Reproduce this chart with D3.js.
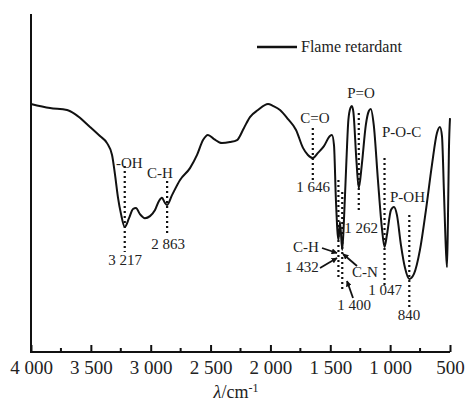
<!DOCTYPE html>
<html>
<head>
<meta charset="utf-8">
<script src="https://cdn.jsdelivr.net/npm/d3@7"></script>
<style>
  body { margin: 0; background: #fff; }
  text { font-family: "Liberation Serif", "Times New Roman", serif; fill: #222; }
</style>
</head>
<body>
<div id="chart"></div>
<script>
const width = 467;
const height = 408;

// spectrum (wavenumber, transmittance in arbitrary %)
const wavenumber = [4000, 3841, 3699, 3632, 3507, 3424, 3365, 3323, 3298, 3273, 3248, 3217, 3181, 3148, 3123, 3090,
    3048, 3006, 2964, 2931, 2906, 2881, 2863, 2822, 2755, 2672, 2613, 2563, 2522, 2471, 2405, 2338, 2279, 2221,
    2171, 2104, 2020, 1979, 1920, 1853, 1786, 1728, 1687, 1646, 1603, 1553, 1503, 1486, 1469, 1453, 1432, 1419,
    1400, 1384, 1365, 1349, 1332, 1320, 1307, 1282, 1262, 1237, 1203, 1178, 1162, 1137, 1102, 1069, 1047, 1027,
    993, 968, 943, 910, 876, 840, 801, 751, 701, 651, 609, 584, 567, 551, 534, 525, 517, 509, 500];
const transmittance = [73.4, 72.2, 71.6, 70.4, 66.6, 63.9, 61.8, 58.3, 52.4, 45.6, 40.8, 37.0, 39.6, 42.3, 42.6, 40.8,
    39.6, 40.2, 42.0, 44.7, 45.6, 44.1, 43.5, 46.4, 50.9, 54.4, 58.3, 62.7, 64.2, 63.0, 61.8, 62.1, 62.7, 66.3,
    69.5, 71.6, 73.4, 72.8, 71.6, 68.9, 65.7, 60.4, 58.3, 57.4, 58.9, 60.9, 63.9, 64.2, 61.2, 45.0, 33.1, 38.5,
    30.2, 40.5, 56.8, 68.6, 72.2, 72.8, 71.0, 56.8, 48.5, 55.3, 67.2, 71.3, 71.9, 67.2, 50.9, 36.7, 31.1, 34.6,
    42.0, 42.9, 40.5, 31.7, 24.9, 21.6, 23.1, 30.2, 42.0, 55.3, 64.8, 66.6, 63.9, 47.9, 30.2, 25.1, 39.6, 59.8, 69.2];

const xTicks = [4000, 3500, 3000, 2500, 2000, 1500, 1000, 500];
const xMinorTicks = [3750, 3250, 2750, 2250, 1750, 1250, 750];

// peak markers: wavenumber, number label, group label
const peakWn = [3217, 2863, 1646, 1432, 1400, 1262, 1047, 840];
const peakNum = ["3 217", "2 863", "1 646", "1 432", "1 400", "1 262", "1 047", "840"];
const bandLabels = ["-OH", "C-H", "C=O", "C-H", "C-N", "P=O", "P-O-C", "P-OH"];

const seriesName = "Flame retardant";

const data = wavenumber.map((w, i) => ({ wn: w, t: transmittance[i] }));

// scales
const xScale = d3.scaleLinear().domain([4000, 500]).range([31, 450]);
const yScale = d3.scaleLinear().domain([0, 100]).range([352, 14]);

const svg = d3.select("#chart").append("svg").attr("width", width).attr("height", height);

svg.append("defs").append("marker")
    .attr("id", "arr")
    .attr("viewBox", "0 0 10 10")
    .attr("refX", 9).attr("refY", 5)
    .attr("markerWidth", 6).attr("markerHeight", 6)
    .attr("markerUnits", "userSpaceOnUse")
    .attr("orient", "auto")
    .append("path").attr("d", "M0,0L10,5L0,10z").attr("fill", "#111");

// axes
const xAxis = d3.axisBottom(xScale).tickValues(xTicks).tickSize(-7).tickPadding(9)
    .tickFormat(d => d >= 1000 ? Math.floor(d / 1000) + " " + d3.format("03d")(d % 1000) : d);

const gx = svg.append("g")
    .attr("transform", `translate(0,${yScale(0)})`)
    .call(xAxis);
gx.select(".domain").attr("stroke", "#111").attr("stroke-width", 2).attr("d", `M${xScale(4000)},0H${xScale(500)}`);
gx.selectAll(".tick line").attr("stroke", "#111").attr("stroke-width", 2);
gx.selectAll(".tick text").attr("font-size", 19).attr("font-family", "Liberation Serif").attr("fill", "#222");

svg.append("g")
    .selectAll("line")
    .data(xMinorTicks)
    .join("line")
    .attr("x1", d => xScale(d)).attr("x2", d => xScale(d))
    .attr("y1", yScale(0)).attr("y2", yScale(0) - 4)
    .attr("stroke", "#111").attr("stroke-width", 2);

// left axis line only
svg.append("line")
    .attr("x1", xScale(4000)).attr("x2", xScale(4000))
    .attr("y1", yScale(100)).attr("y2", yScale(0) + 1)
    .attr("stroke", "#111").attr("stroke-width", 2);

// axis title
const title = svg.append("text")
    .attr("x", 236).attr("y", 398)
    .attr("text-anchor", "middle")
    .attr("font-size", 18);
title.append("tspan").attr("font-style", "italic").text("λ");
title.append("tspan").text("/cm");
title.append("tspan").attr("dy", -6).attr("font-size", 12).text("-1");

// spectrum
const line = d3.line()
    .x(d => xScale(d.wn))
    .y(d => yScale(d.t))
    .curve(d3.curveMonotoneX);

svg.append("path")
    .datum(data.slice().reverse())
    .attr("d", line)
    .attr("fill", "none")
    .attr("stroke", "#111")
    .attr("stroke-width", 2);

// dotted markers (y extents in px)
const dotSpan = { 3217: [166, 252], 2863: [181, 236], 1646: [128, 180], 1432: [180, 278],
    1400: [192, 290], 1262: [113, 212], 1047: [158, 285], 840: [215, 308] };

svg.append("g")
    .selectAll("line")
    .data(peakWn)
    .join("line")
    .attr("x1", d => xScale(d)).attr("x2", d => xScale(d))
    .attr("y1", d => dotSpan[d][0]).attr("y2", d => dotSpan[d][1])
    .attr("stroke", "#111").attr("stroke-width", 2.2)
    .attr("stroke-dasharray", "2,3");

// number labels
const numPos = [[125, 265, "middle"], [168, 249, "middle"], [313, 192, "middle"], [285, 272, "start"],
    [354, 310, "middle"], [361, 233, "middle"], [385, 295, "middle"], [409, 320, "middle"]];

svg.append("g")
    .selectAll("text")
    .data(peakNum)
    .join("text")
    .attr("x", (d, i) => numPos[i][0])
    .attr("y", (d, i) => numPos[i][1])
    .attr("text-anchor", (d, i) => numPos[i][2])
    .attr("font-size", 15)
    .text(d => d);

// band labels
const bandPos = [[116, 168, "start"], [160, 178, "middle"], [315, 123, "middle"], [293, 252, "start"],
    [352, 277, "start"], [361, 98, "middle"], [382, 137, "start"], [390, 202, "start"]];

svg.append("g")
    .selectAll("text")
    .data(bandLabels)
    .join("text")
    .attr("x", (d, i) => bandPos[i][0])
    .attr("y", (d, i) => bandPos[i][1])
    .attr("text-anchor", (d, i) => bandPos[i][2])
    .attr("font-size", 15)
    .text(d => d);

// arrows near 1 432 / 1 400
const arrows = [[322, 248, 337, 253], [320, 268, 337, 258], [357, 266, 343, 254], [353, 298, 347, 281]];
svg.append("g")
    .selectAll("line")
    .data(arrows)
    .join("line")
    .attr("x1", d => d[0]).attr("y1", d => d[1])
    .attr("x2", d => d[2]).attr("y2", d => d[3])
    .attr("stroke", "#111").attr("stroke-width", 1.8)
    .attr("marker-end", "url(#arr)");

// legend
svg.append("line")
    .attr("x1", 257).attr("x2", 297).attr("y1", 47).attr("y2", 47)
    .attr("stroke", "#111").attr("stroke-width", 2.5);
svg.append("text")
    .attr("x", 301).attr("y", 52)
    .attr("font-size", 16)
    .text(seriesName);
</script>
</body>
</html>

━━━━━━━━━━

§ **Problem statement**:
Repeat, with no pictures, each line from the beginning of the data through the line containing "const height = 408;", inclusive.

§ **Response to the exercise**:
Reproduce this chart with D3.js.
<!DOCTYPE html>
<html>
<head>
<meta charset="utf-8">
<script src="https://cdn.jsdelivr.net/npm/d3@7"></script>
<style>
  body { margin: 0; background: #fff; }
  text { font-family: "Liberation Serif", "Times New Roman", serif; fill: #222; }
</style>
</head>
<body>
<div id="chart"></div>
<script>
const width = 467;
const height = 408;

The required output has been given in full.